C'est avec une défense en béton armé que le Brésil décroche sa cinquième et dernière étoile, en 2002. Au grand désespoir de Mario Zagallo, légende du football brésilien, interviewé dans The Blizzard (en anglais) : "Culturellement, le football brésilien joue avec une défense à quatre, dont deux latéraux offensifs. En 2002, on est passé à une défense à cinq, et on a même gagné la Coupe du monde. Ça ne me plaît pas du tout. J'ai toujours dit que nous n'avions pas besoin de copier les autres. Celui qui copie avoue qu'il est en difficulté." 

Le sauveur s'appelle Simplet

A court d'idées, le foot brésilien ? C'est l'impression que donne la fédération qui rappelle continuellement des anciens sélectionneurs en priant pour que les recettes du passé fonctionnent de nouveau. Avec des résultats contrastés : Carlos Alberto Perreira, vainqueur du Mondial 1994, a échoué en quarts de finale du tournoi 2006, Luis Felipe Scolari a été humilié contre l'Allemagne en demi-finale en 2014 (1-7) et Dunga (celui qui insultait les journalistes quand il était joueur) s'est vu donner une deuxième chance après un Mondial 2010 laborieux. Johann Cruyff, l'esthète du football néerlandais, avait déclaré au sujet de son équipe : "Je ne paierai pas pour voir ce Brésil-là".

Le ministre des Sports de l'époque, Orlando Silva Junior, avait formulé d'une phrase dans le Financial Times la conversion de son pays au pragmatisme : "Au premier tour du Mondial 2006, les Argentins ont épaté les Européens [notamment grâce à une prestation extraordinaire contre la Serbie (6-0)]. Et à la fin, ils ont regardé à la télé une finale 100% européenne. N'attendez pas pareille erreur du Brésil."

Dunga a été rappelé faute de candidats. Pourtant, entre son départ de la sélection en 2010 et son retour, quatre ans plus tard, on ne peut pas dire qu'il ait brillé. Un limogeage express dans le championnat brésilien et des heures passées à boire du café en compagnie d'entraîneurs européens en guise de formation, relève Reuters. Faut-il s'étonner que son surnom, "Dunga", signifie "Simplet", du nom du moins futé des sept nains de Blanche Neige ? 
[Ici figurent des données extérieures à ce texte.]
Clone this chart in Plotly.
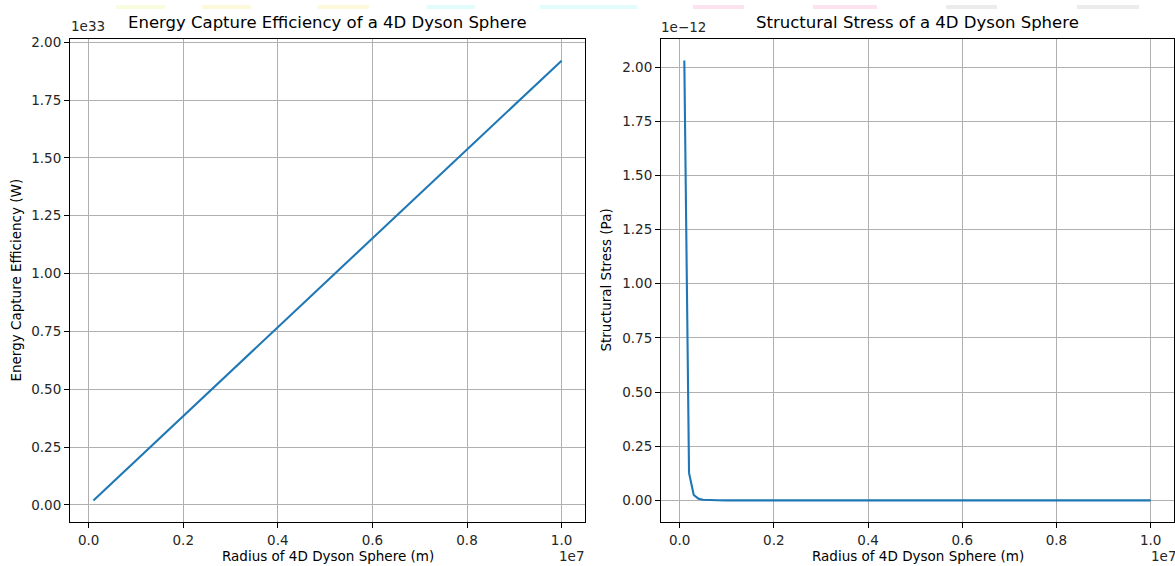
import plotly.graph_objects as go

# ---- data ----
radius_energy_m = [1e5, 1e6, 2e6, 3e6, 4e6, 5e6, 6e6, 7e6, 8e6, 9e6, 1e7]
energy_w = [0.0192e33, 0.192e33, 0.384e33, 0.576e33, 0.768e33, 0.960e33,
            1.152e33, 1.344e33, 1.536e33, 1.728e33, 1.920e33]

radius_stress_m = [1e5, 2e5, 3e5, 4e5, 5e5, 6e5, 7e5, 8e5, 1e6, 1.5e6, 2e6,
                   3e6, 5e6, 7e6, 1e7]
stress_pa = [2.03e-12, 0.127e-12, 0.025e-12, 0.008e-12, 0.0033e-12, 0.0016e-12,
             0.0008e-12, 0.0005e-12, 0.0002e-12, 0.00004e-12, 0.00001e-12,
             0.0, 0.0, 0.0, 0.0]

x_tick_vals = [0, 2e6, 4e6, 6e6, 8e6, 1e7]
x_tick_text = ["0.0", "0.2", "0.4", "0.6", "0.8", "1.0"]
y_tick_text = ["0.00", "0.25", "0.50", "0.75", "1.00", "1.25", "1.50", "1.75", "2.00"]
y_tick_units = [0, 0.25, 0.5, 0.75, 1.0, 1.25, 1.5, 1.75, 2.0]
energy_tick_vals = [v * 1e33 for v in y_tick_units]
stress_tick_vals = [v * 1e-12 for v in y_tick_units]

titles = ["Energy Capture Efficiency of a 4D Dyson Sphere",
          "Structural Stress of a 4D Dyson Sphere"]
x_label = "Radius of 4D Dyson Sphere (m)"
y_labels = ["Energy Capture Efficiency (W)", "Structural Stress (Pa)"]
y_offsets = ["1e33", "1e\u221212"]
x_offset = "1e7"

# ---- layout helpers ----
W, H = 1175, 566
def px(x):
    return x / W
def py(y):
    return 1 - y / H

FONT = "DejaVu Sans"
LINE = "#1f77b4"

fig = go.Figure()
fig.add_trace(go.Scatter(x=radius_energy_m, y=energy_w, mode="lines",
                         line=dict(color=LINE, width=2.1), xaxis="x", yaxis="y",
                         showlegend=False, hoverinfo="x+y"))
fig.add_trace(go.Scatter(x=radius_stress_m, y=stress_pa, mode="lines",
                         line=dict(color=LINE, width=2.1), xaxis="x2", yaxis="y2",
                         showlegend=False, hoverinfo="x+y"))

axis_common = dict(showline=True, linecolor="black", linewidth=1, mirror=True,
                   ticks="outside", ticklen=5, tickwidth=1, tickcolor="black",
                   showgrid=True, gridcolor="#b0b0b0", gridwidth=0.8,
                   zeroline=False, tickfont=dict(family=FONT, size=13.5, color="#262626"))

x_range = [-0.395e6, 1.0495e7]
left_dom = [px(70), px(585)]
right_dom = [px(661), px(1174)]
y_dom = [py(522), py(34)]

fig.update_layout(
    width=W, height=H,
    margin=dict(l=0, r=0, t=0, b=0),
    paper_bgcolor="white", plot_bgcolor="white",
    font=dict(family=FONT, color="black"),
    xaxis=dict(domain=left_dom, range=x_range, tickvals=x_tick_vals,
               ticktext=x_tick_text, anchor="y", **axis_common),
    yaxis=dict(domain=y_dom, range=[-0.0758e33, 2.015e33], tickvals=energy_tick_vals,
               ticktext=y_tick_text, anchor="x", **axis_common),
    xaxis2=dict(domain=right_dom, range=x_range, tickvals=x_tick_vals,
                ticktext=x_tick_text, anchor="y2", **axis_common),
    yaxis2=dict(domain=y_dom, range=[-0.1015e-12, 2.131e-12], tickvals=stress_tick_vals,
                ticktext=y_tick_text, anchor="x2", **axis_common),
)

ann = []
centers = [(70 + 585) / 2, (661 + 1174) / 2]
for i, cx in enumerate(centers):
    ann.append(dict(text=titles[i], x=px(cx), y=py(18), xref="paper", yref="paper",
                    showarrow=False, xanchor="center", yanchor="middle",
                    font=dict(family=FONT, size=16.5, color="black")))
    ann.append(dict(text=x_label, x=px(cx), y=py(556), xref="paper", yref="paper",
                    showarrow=False, xanchor="center", yanchor="middle",
                    font=dict(family=FONT, size=13.5, color="black")))
ylab_x = [16, 606]
for i, lx in enumerate(ylab_x):
    ann.append(dict(text=y_labels[i], x=px(lx), y=py(278), xref="paper", yref="paper",
                    showarrow=False, textangle=-90, xanchor="center", yanchor="middle",
                    font=dict(family=FONT, size=13.5, color="black")))
# offset texts
ann.append(dict(text=y_offsets[0], x=px(69), y=py(21), xref="paper", yref="paper",
                showarrow=False, xanchor="left", yanchor="middle",
                font=dict(family=FONT, size=13.5, color="#262626")))
ann.append(dict(text=y_offsets[1], x=px(659), y=py(22), xref="paper", yref="paper",
                showarrow=False, xanchor="left", yanchor="middle",
                font=dict(family=FONT, size=13.5, color="#262626")))
ann.append(dict(text=x_offset, x=px(586), y=py(556), xref="paper", yref="paper",
                showarrow=False, xanchor="right", yanchor="middle",
                font=dict(family=FONT, size=13.5, color="#262626")))
ann.append(dict(text=x_offset, x=px(1178), y=py(556), xref="paper", yref="paper",
                showarrow=False, xanchor="right", yanchor="middle",
                font=dict(family=FONT, size=13.5, color="#262626")))
fig.update_layout(annotations=ann)

# faint coloured strips along the top edge of the picture
strips = [(116, 165, "#f9fcdf"), (202, 251, "#fdfadc"), (318, 369, "#fdf9da"),
          (427, 475, "#e2fbfb"), (540, 637, "#e2fbfb"), (693, 744, "#fde2ef"),
          (813, 877, "#fde2ef"), (946, 997, "#ececec"), (1077, 1139, "#ececec")]
shapes = []
for x0, x1, c in strips:
    shapes.append(dict(type="rect", xref="paper", yref="paper",
                       x0=px(x0), x1=px(x1), y0=py(4), y1=1.0,
                       fillcolor=c, line=dict(width=0), layer="below"))
fig.update_layout(shapes=shapes)

fig.write_html("out.html")
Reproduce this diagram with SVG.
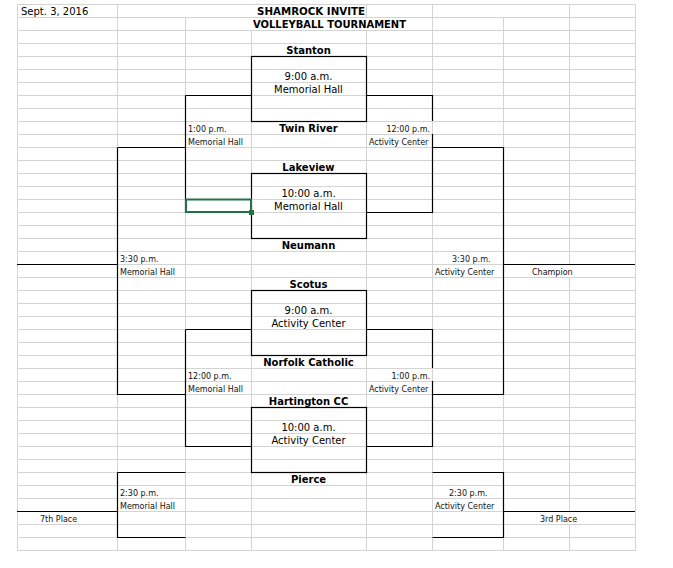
<svg xmlns="http://www.w3.org/2000/svg" width="673" height="568" viewBox="0 0 673 568">
<style>
.g{stroke:#d4d4d4;stroke-width:1;fill:none}
.k{stroke:#000;stroke-width:1.2;fill:none}
.box{stroke:#000;stroke-width:1.2;fill:none}
.t{font-family:"DejaVu Sans",Verdana,sans-serif;font-size:10px;fill:#000}
.b{font-family:"DejaVu Sans",Verdana,sans-serif;font-size:10px;font-weight:bold;fill:#000}
.s{font-family:"DejaVu Sans",Verdana,sans-serif;font-size:8px;fill:#111}
.m{text-anchor:middle}
.e{text-anchor:end}
</style>
<rect width="673" height="568" fill="#fff"/>
<g id="grid">
<path class="g" d="M17,4.5H635M17,17.5H635M17,30.5H635M17,43.5H635M17,56.5H635M17,69.5H635M17,82.5H635M17,95.5H635M17,108.5H635M17,121.5H635M17,134.5H635M17,147.5H635M17,160.5H635M17,173.5H635M17,186.5H635M17,199.5H635M17,212.5H635M17,225.5H635M17,238.5H635M17,251.5H635M17,264.5H635M17,277.5H635M17,290.5H635M17,303.5H635M17,316.5H635M17,329.5H635M17,342.5H635M17,355.5H635M17,368.5H635M17,381.5H635M17,394.5H635M17,407.5H635M17,420.5H635M17,433.5H635M17,446.5H635M17,459.5H635M17,472.5H635M17,485.5H635M17,498.5H635M17,511.5H635M17,524.5H635M17,537.5H635M17,550.5H635"/>
<path class="g" d="M17.5,4V551M117.5,4V551M185.5,17V551M251.5,30V551M366.5,4V17M366.5,30V551M432.5,4V551M503.5,17V551M569.5,4V264M569.5,277V511M569.5,524V551M635.5,4V551"/>
</g>
<g id="title">
<text class="t" x="21" y="15">Sept. 3, 2016</text>
<text class="b" x="257" y="15" textLength="108" lengthAdjust="spacingAndGlyphs">SHAMROCK INVITE</text>
<text class="b" x="253" y="28" textLength="153" lengthAdjust="spacingAndGlyphs">VOLLEYBALL TOURNAMENT</text>
</g>
<g id="connectors">
<path class="k" d="M185.5,95.5H251.5M185.5,95.5V212.5H251.5"/>
<path class="k" d="M366.5,95.5H432.5V121M432.5,134V212.5H366.5"/>
<path class="k" d="M117.5,147.5H185.5M117.5,147.5V394.5H185.5M17,264.5H117.5"/>
<path class="k" d="M432.5,147.5H503.5V394.5H432.5M503.5,264.5H635"/>
<path class="k" d="M185.5,329.5H251.5M185.5,329.5V446.5H251.5"/>
<path class="k" d="M366.5,329.5H432.5V368M432.5,381V446.5H366.5"/>
<path class="k" d="M117.5,472.5H185.5M117.5,472.5V537.5H185.5M17,511.5H117.5"/>
<path class="k" d="M432.5,472.5H503.5V537.5H432.5M503.5,511.5H635"/>
</g>
<g id="team-stanton"><text class="b m" x="308.5" y="54">Stanton</text></g>
<g id="game-1">
<rect class="box" x="251.5" y="56.5" width="115" height="65"/>
<text class="t m" x="308.5" y="80">9:00 a.m.</text>
<text class="t m" x="308.5" y="93">Memorial Hall</text>
</g>
<g id="team-twinriver"><text class="b m" x="308.5" y="132">Twin River</text></g>
<g id="team-lakeview"><text class="b m" x="308.5" y="171">Lakeview</text></g>
<g id="game-2">
<rect class="box" x="251.5" y="173.5" width="115" height="65"/>
<text class="t m" x="308.5" y="197">10:00 a.m.</text>
<text class="t m" x="308.5" y="210">Memorial Hall</text>
</g>
<g id="team-neumann"><text class="b m" x="308.5" y="249">Neumann</text></g>
<g id="team-scotus"><text class="b m" x="308.5" y="288">Scotus</text></g>
<g id="game-3">
<rect class="box" x="251.5" y="290.5" width="115" height="65"/>
<text class="t m" x="308.5" y="314">9:00 a.m.</text>
<text class="t m" x="308.5" y="327">Activity Center</text>
</g>
<g id="team-norfolk"><text class="b m" x="308.5" y="366">Norfolk Catholic</text></g>
<g id="team-hartington"><text class="b m" x="308.5" y="405">Hartington CC</text></g>
<g id="game-4">
<rect class="box" x="251.5" y="407.5" width="115" height="65"/>
<text class="t m" x="308.5" y="431">10:00 a.m.</text>
<text class="t m" x="308.5" y="444">Activity Center</text>
</g>
<g id="team-pierce"><text class="b m" x="308.5" y="483">Pierce</text></g>
<g id="game-5">
<text class="s" x="188" y="131.5">1:00 p.m.</text>
<text class="s" x="188" y="144.5">Memorial Hall</text>
</g>
<g id="game-6">
<text class="s e" x="430" y="131.5">12:00 p.m.</text>
<text class="s" x="369" y="144.5">Activity Center</text>
</g>
<g id="game-7">
<text class="s" x="188" y="378.5">12:00 p.m.</text>
<text class="s" x="188" y="391.5">Memorial Hall</text>
</g>
<g id="game-8">
<text class="s e" x="430" y="378.5">1:00 p.m.</text>
<text class="s" x="369" y="391.5">Activity Center</text>
</g>
<g id="game-9">
<text class="s" x="120" y="261.5">3:30 p.m.</text>
<text class="s" x="120" y="274.5">Memorial Hall</text>
</g>
<g id="game-10">
<text class="s" x="452" y="261.5">3:30 p.m.</text>
<text class="s" x="435" y="274.5">Activity Center</text>
</g>
<g id="champion"><text class="s" x="532" y="274.5">Champion</text></g>
<g id="game-11">
<text class="s" x="120" y="495.5">2:30 p.m.</text>
<text class="s" x="120" y="508.5">Memorial Hall</text>
</g>
<g id="game-12">
<text class="s" x="449" y="495.5">2:30 p.m.</text>
<text class="s" x="435" y="508.5">Activity Center</text>
</g>
<g id="seventh"><text class="s" x="40" y="521.5">7th Place</text></g>
<g id="third"><text class="s" x="540" y="521.5">3rd Place</text></g>
<g id="selection">
<rect x="186" y="199.5" width="65" height="12.5" fill="none" stroke="#217346" stroke-width="2"/>
<rect x="249" y="210" width="5" height="5" fill="#217346"/>
</g>
</svg>
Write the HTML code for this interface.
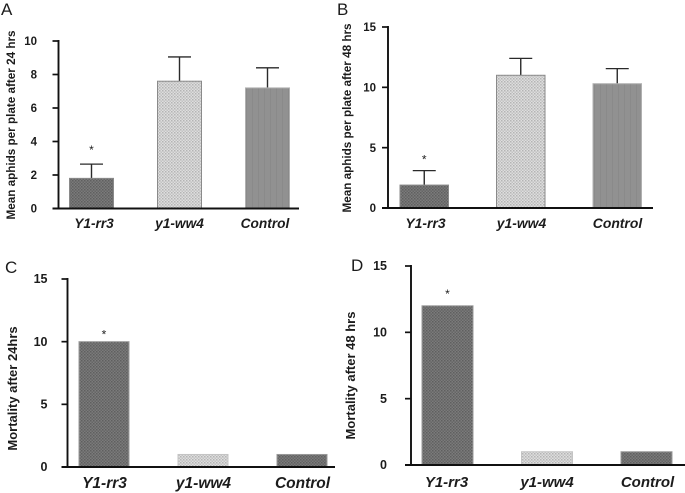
<!DOCTYPE html>
<html lang="en">
<head>
<meta charset="utf-8">
<title>Aphid counts and mortality</title>
<style>
html,body{margin:0;padding:0;background:#fff}
svg{display:block;filter:blur(0.35px)}
text{font-family:"Liberation Sans",sans-serif;fill:#1c1c1c}
.tick{font-weight:700;text-anchor:end}
.cat{font-weight:700;font-style:italic;text-anchor:middle}
.title{font-weight:700;text-anchor:middle}
.letter{font-size:17px}
.star{font-size:12px;text-anchor:middle}
</style>
</head>
<body>
<svg id="fig" width="685" height="493" viewBox="0 0 685 493" xmlns="http://www.w3.org/2000/svg">
<defs>
<pattern id="p-dark" width="3" height="3" patternUnits="userSpaceOnUse"><rect width="3" height="3" fill="#7b7b7b"/><rect x="0" y="0" width="1.5" height="1.5" fill="#5f5f5f"/><rect x="1.5" y="1.5" width="1.5" height="1.5" fill="#666"/></pattern>
<pattern id="p-light" width="3" height="3" patternUnits="userSpaceOnUse"><rect width="3" height="3" fill="#dedede"/><rect x="0" y="0" width="1.5" height="1.5" fill="#b4b4b4"/><rect x="1.5" y="1.5" width="1.5" height="1.5" fill="#c2c2c2"/></pattern>
<pattern id="p-mid" width="6" height="6" patternUnits="userSpaceOnUse"><rect width="6" height="6" fill="#919191"/><rect x="0" y="0" width="1" height="6" fill="#8a8a8a"/></pattern>
</defs>
</svg>
<script>
const categories = ['Y1-rr3', 'y1-ww4', 'Control'];
const valuesA = [1.8, 7.6, 7.2];
const errorTopsA = [2.65, 9.05, 8.4];
const ticksA = [0, 2, 4, 6, 8, 10];
const valuesB = [1.9, 11, 10.3];
const errorTopsB = [3.1, 12.4, 11.55];
const ticksB = [0, 5, 10, 15];
const valuesC = [10, 1, 1];
const ticksC = [0, 5, 10, 15];
const valuesD = [12, 1, 1];
const ticksD = [0, 5, 10, 15];

const NS = 'http://www.w3.org/2000/svg';
const fig = document.getElementById('fig');

function add(parent, tag, attrs, text) {
  const el = document.createElementNS(NS, tag);
  for (const k in attrs) el.setAttribute(k, attrs[k]);
  if (text !== undefined) el.textContent = text;
  parent.appendChild(el);
  return el;
}

function drawPanel(cfg) {
  const g = add(fig, 'g', {});
  
  

  const maxTick = cfg.ticks[cfg.ticks.length - 1];
  const yScale = v => cfg.y0 - (v / maxTick) * (cfg.y0 - cfg.yTop);
  const barX = i => cfg.barStart + i * cfg.barStep;
  const barMid = i => barX(i) + cfg.barW / 2;

  const letter = add(g, 'text', {class: 'letter', x: cfg.letterX, y: cfg.letterY}, cfg.letter);
  
  

  cfg.values.forEach((v, i) => {
    if (cfg.errors) {
      const stem = add(g, 'line', {x1: barMid(i), x2: barMid(i), y1: yScale(v), y2: yScale(cfg.errors[i]), stroke: '#2a2a2a', 'stroke-width': 1.4});
      
      
      const cap = add(g, 'line', {x1: barMid(i) - 11.5, x2: barMid(i) + 11.5, y1: yScale(cfg.errors[i]), y2: yScale(cfg.errors[i]), stroke: '#2a2a2a', 'stroke-width': 1.3});
      
      
    }
    const bar = add(g, 'rect', {
      x: barX(i), y: yScale(v), width: cfg.barW, height: cfg.y0 - yScale(v),
      fill: 'url(#' + cfg.fills[i] + ')', stroke: cfg.strokes[i], 'stroke-width': 1
    });
    
    

    const cat = add(g, 'text', {class: 'cat', x: cfg.catStart + i * cfg.catStep, y: cfg.catY, style: 'font-size:' + cfg.catSize + 'px'}, categories[i]);
    
    
  });

  const star = add(g, 'text', {class: 'star', x: barMid(0), y: yScale(cfg.errors ? cfg.errors[0] : cfg.values[0]) - cfg.starGap}, '*');
  
  

  const yAxis = add(g, 'line', {x1: cfg.axisX, x2: cfg.axisX, y1: cfg.yTop - 1, y2: cfg.y0 + 1, stroke: '#111', 'stroke-width': 1.9});
  
  
  const xAxis = add(g, 'line', {x1: cfg.axisX - 6, x2: cfg.xEnd, y1: cfg.y0, y2: cfg.y0, stroke: '#111', 'stroke-width': 1.9});
  
  

  cfg.ticks.forEach(t => {
    const mark = add(g, 'line', {x1: cfg.axisX - 6, x2: cfg.axisX, y1: yScale(t), y2: yScale(t), stroke: '#111', 'stroke-width': 1.7});
    
    
    const label = add(g, 'text', {class: 'tick', x: cfg.axisX - cfg.tickGap, y: yScale(t) + 4.2, style: 'font-size:' + cfg.tickSize + 'px'}, t);
    
    
  });

  const title = add(g, 'text', {
    class: 'title', x: 0, y: 0,
    transform: 'translate(' + cfg.titleX + ',' + cfg.titleY + ') rotate(-90)',
    style: 'font-size:' + cfg.titleSize + 'px'
  }, cfg.title);
  
  
}

const strokesTop = ['#8a8a8a', '#8a8a8a', '#b0b0b0'];
const strokesBottom = ['#999', '#c4c4c4', '#999'];

drawPanel({letter: 'A', letterX: 1, letterY: 15, axisX: 58.5, xEnd: 299, yTop: 41, y0: 208.5,
  barStart: 69.5, barStep: 88, barW: 44, values: valuesA, errors: errorTopsA, ticks: ticksA,
  fills: ['p-dark', 'p-light', 'p-mid'], strokes: strokesTop,
  catStart: 94, catStep: 85.5, catY: 228, catSize: 13.7, tickGap: 21.5, tickSize: 11.5, starGap: 10,
  title: 'Mean aphids per  plate after 24 hrs', titleX: 15, titleY: 125, titleSize: 11.7});

drawPanel({letter: 'B', letterX: 337, letterY: 15, axisX: 388, xEnd: 653, yTop: 27, y0: 208,
  barStart: 400, barStep: 96.5, barW: 48.5, values: valuesB, errors: errorTopsB, ticks: ticksB,
  fills: ['p-dark', 'p-light', 'p-mid'], strokes: strokesTop,
  catStart: 425.5, catStep: 96, catY: 228, catSize: 13.9, tickGap: 12, tickSize: 11.5, starGap: 7,
  title: 'Mean aphids per  plate after 48 hrs', titleX: 351, titleY: 118, titleSize: 11.7});

drawPanel({letter: 'C', letterX: 5, letterY: 273, axisX: 67.5, xEnd: 335, yTop: 279, y0: 467,
  barStart: 79, barStep: 99, barW: 50, values: valuesC, errors: null, ticks: ticksC,
  fills: ['p-dark', 'p-light', 'p-dark'], strokes: strokesBottom,
  catStart: 104.5, catStep: 99, catY: 488, catSize: 15.5, tickGap: 20, tickSize: 12.5, starGap: 3,
  title: 'Mortality after 24hrs', titleX: 17, titleY: 388.5, titleSize: 13});

drawPanel({letter: 'D', letterX: 351, letterY: 271, axisX: 411, xEnd: 685, yTop: 266, y0: 465,
  barStart: 422, barStep: 99.5, barW: 51, values: valuesD, errors: null, ticks: ticksD,
  fills: ['p-dark', 'p-light', 'p-dark'], strokes: strokesBottom,
  catStart: 446.5, catStep: 100.5, catY: 487, catSize: 15, tickGap: 24, tickSize: 12.5, starGap: 8,
  title: 'Mortality after 48 hrs', titleX: 355, titleY: 375.5, titleSize: 13});
</script>
</body>
</html>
Une supportrice brésilienne réagit à la déroute de son équipe (1-7 contre l'Allemagne) en demi-finale du Mondial, à Brasilia, le 8 juillet 2014.  (REUTERS   )

Que peut vraiment faire Dunga, qui a reconnu ne pas disposer d'"un Pelé à tous les coins de rue", façon de dire que la génération actuelle n'est pas exceptionnelle ? Renforcer la discipline. Une des premières décisions du nouveau coach a été d'interdire les tongs, les écouteurs, les boucles d'oreilles et les casquettes, y compris pour la star Neymar, qui se retrouvait souvent avec les quatre. A noter aussi la consigne un rien infantilisante de ne pas sortir de table tant que tout le monde n'a pas fini. Pas sûr que cela suffise à enflammer les foules.